Well, I ran with my friend Steven yesterday. I ran four miles. I felt good. I ran an easy mile to warm up and then I stretched. I then ran a mile. I wanted to run 6:30 or under. Becky and Gabe went to the track with me so I asked Becky to time my laps. I said that I wanted to aim at a 90 sec lap time (6:00/mile). I ran laps 1, 2, and 4 under 90 sec and I ran lap 3 in 92 sec. Becky was only marking lap time and didn't look at the total time but it was less than 6-minutes. I would say that it was about 5:45. I felt good. It felt easy to run that pace. I then jogged two miles at a comfortable pace. I am not planning on running today. I have a 7:00 AM 5-mile race tomorrow. I feel a lot better about it after yesterday's run than I did earlier in the week. During most of the week I have not felt good about tomorrow's race. I have felt tired, tight and heavy. I felt a lot looser yesterday though and I think that resting today is going to be good for tomorrow. I feel good right now. I don't know what to expect for tomorrow. I have never run a 5-mile race. People sometimes ask me if I run marathons and I always answer no but in my mind I think 'I have never competed in anything longer than 5 kilometers'. I don't totally know how to prepare for a marathon but what I am seeing on-line is encouraging. I am doing a lot right. I would run today but I feel like resting for tomorrow's race. Hmm. This is not much of a journal entry.
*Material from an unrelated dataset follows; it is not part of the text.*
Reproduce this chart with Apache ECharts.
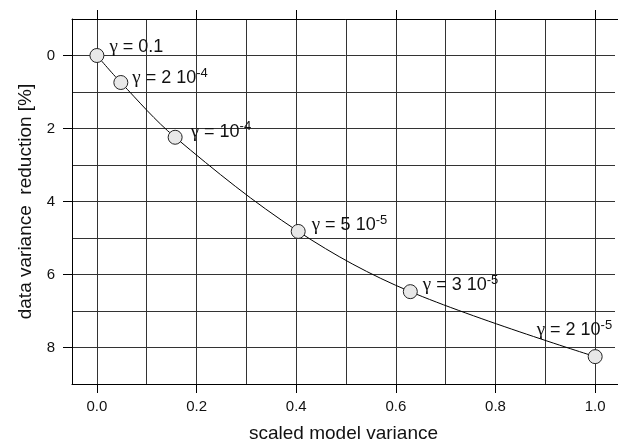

On a completely different note, I have spent a lot of time today reading about George Sodini. He killed four people in an LA Fitness in Pennsylvania on Tuesday of this week. He walked in with four loaded guns in his gym bag and then shot up an aerobics class before killing himself. He had a blog that documented his deranged thinking as he planned to kill. I did not read the whole thing. I browsed it and read other people's comments on several websites that dedicate a lot more space to this incident than I am dedicating here. It is pretty sick stuff – sort of terrifying really. The whole story sort of humbles me, makes me want to take better care of people, show more decency. But it is all really scary to think that this guy, or somebody like him, could be anywhere.
I will share just one of his particularly bothersome entries:
January 6, 2009:
I can do this. Leaving work today, I felt like a zombie - just going thru the motions. Get on the bus, get the car, drive home.....My mind is screwed up anymore, I can't concentrate at work or think at all.
This log is not detailed. It is only for confidence to do this. The future holds even less than what I have today.
It is 6:40pm, about hour and a half to go. God have mercy. I wish life could be better for all and the crazy world can somehow run smoother. I wish I had answers. Bye.
It is 8:45PM: I chickened out! Shit! I brought the loaded guns, everything. Hell!
It scares me that he did what he did, period. But it also scares me that seven months earlier he walked into the gym with a bag of loaded guns and the intention to unload them into people. How many other times did he pack that gym bag with guns? How many other people are there like this guy, walking around with a bag of weapons and hearts filled with hatred? Wow. This is disturbing.
I feel for the people killed and otherwise affected by this man.